**INFORMATION SUPPLIED:**
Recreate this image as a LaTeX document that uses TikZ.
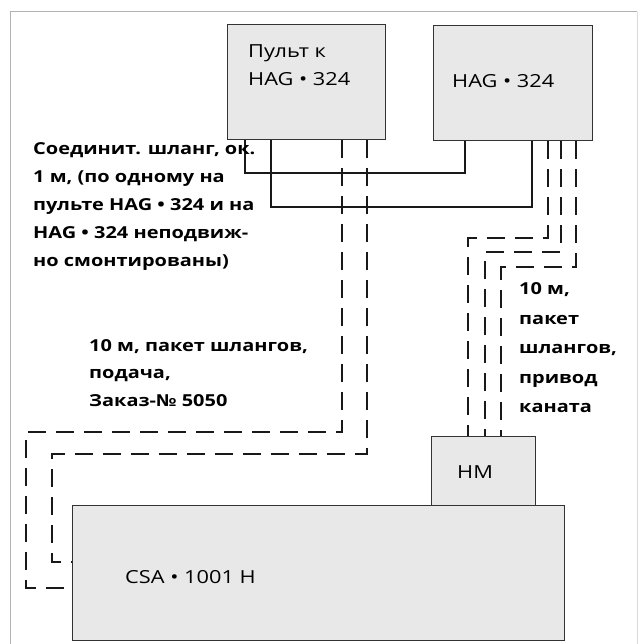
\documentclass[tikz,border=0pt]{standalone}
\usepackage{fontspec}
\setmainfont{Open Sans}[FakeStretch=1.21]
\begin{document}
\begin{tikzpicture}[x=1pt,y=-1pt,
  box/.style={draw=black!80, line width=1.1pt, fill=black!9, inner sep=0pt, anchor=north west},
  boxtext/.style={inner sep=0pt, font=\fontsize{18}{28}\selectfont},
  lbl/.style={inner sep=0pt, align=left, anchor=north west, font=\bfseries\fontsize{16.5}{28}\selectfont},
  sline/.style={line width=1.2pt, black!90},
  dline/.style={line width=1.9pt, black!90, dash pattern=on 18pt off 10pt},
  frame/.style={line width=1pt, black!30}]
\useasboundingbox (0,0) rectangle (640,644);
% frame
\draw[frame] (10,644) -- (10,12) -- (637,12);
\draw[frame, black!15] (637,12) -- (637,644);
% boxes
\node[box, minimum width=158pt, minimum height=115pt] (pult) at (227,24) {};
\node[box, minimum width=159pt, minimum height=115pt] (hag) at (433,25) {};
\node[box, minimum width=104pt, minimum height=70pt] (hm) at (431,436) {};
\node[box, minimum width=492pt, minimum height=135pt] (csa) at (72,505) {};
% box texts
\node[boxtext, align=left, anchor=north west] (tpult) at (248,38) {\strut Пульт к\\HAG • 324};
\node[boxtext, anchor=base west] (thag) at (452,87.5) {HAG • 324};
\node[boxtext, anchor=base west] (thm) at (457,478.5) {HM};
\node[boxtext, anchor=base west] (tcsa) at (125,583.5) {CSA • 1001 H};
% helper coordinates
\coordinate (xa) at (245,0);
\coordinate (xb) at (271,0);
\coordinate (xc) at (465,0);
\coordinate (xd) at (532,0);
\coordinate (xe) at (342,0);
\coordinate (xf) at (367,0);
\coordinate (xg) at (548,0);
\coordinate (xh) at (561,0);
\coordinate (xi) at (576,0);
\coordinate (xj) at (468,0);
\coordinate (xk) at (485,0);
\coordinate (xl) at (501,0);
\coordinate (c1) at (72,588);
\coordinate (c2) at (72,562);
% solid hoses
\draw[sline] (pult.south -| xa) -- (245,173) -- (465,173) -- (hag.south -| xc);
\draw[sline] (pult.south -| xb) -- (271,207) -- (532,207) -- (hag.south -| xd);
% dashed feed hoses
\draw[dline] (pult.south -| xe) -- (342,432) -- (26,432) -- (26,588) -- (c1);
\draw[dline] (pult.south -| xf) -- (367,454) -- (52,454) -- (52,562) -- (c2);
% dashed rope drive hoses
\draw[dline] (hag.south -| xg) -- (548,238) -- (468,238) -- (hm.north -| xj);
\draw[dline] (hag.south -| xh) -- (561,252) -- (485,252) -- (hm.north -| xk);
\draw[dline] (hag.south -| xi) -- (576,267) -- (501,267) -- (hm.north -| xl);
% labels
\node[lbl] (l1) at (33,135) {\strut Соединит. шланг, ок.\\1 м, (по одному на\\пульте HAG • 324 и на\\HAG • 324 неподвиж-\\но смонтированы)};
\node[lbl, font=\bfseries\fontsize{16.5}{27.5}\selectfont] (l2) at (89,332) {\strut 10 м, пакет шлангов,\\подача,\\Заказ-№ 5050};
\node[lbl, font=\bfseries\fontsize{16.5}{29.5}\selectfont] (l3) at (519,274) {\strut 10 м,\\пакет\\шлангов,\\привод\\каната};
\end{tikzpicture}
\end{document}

**TASK TO COMPLETE:**
Write out each line again precisely as it appears, skipping every picture.

**SOLUTION TO THIS TASK:**
Recreate this image as a LaTeX document that uses TikZ.
\documentclass[tikz,border=0pt]{standalone}
\usepackage{fontspec}
\setmainfont{Open Sans}[FakeStretch=1.21]
\begin{document}
\begin{tikzpicture}[x=1pt,y=-1pt,
  box/.style={draw=black!80, line width=1.1pt, fill=black!9, inner sep=0pt, anchor=north west},
  boxtext/.style={inner sep=0pt, font=\fontsize{18}{28}\selectfont},
  lbl/.style={inner sep=0pt, align=left, anchor=north west, font=\bfseries\fontsize{16.5}{28}\selectfont},
  sline/.style={line width=1.2pt, black!90},
  dline/.style={line width=1.9pt, black!90, dash pattern=on 18pt off 10pt},
  frame/.style={line width=1pt, black!30}]
\useasboundingbox (0,0) rectangle (640,644);
% frame
\draw[frame] (10,644) -- (10,12) -- (637,12);
\draw[frame, black!15] (637,12) -- (637,644);
% boxes
\node[box, minimum width=158pt, minimum height=115pt] (pult) at (227,24) {};
\node[box, minimum width=159pt, minimum height=115pt] (hag) at (433,25) {};
\node[box, minimum width=104pt, minimum height=70pt] (hm) at (431,436) {};
\node[box, minimum width=492pt, minimum height=135pt] (csa) at (72,505) {};
% box texts
\node[boxtext, align=left, anchor=north west] (tpult) at (248,38) {\strut Пульт к\\HAG • 324};
\node[boxtext, anchor=base west] (thag) at (452,87.5) {HAG • 324};
\node[boxtext, anchor=base west] (thm) at (457,478.5) {HM};
\node[boxtext, anchor=base west] (tcsa) at (125,583.5) {CSA • 1001 H};
% helper coordinates
\coordinate (xa) at (245,0);
\coordinate (xb) at (271,0);
\coordinate (xc) at (465,0);
\coordinate (xd) at (532,0);
\coordinate (xe) at (342,0);
\coordinate (xf) at (367,0);
\coordinate (xg) at (548,0);
\coordinate (xh) at (561,0);
\coordinate (xi) at (576,0);
\coordinate (xj) at (468,0);
\coordinate (xk) at (485,0);
\coordinate (xl) at (501,0);
\coordinate (c1) at (72,588);
\coordinate (c2) at (72,562);
% solid hoses
\draw[sline] (pult.south -| xa) -- (245,173) -- (465,173) -- (hag.south -| xc);
\draw[sline] (pult.south -| xb) -- (271,207) -- (532,207) -- (hag.south -| xd);
% dashed feed hoses
\draw[dline] (pult.south -| xe) -- (342,432) -- (26,432) -- (26,588) -- (c1);
\draw[dline] (pult.south -| xf) -- (367,454) -- (52,454) -- (52,562) -- (c2);
% dashed rope drive hoses
\draw[dline] (hag.south -| xg) -- (548,238) -- (468,238) -- (hm.north -| xj);
\draw[dline] (hag.south -| xh) -- (561,252) -- (485,252) -- (hm.north -| xk);
\draw[dline] (hag.south -| xi) -- (576,267) -- (501,267) -- (hm.north -| xl);
% labels
\node[lbl] (l1) at (33,135) {\strut Соединит. шланг, ок.\\1 м, (по одному на\\пульте HAG • 324 и на\\HAG • 324 неподвиж-\\но смонтированы)};
\node[lbl, font=\bfseries\fontsize{16.5}{27.5}\selectfont] (l2) at (89,332) {\strut 10 м, пакет шлангов,\\подача,\\Заказ-№ 5050};
\node[lbl, font=\bfseries\fontsize{16.5}{29.5}\selectfont] (l3) at (519,274) {\strut 10 м,\\пакет\\шлангов,\\привод\\каната};
\end{tikzpicture}
\end{document}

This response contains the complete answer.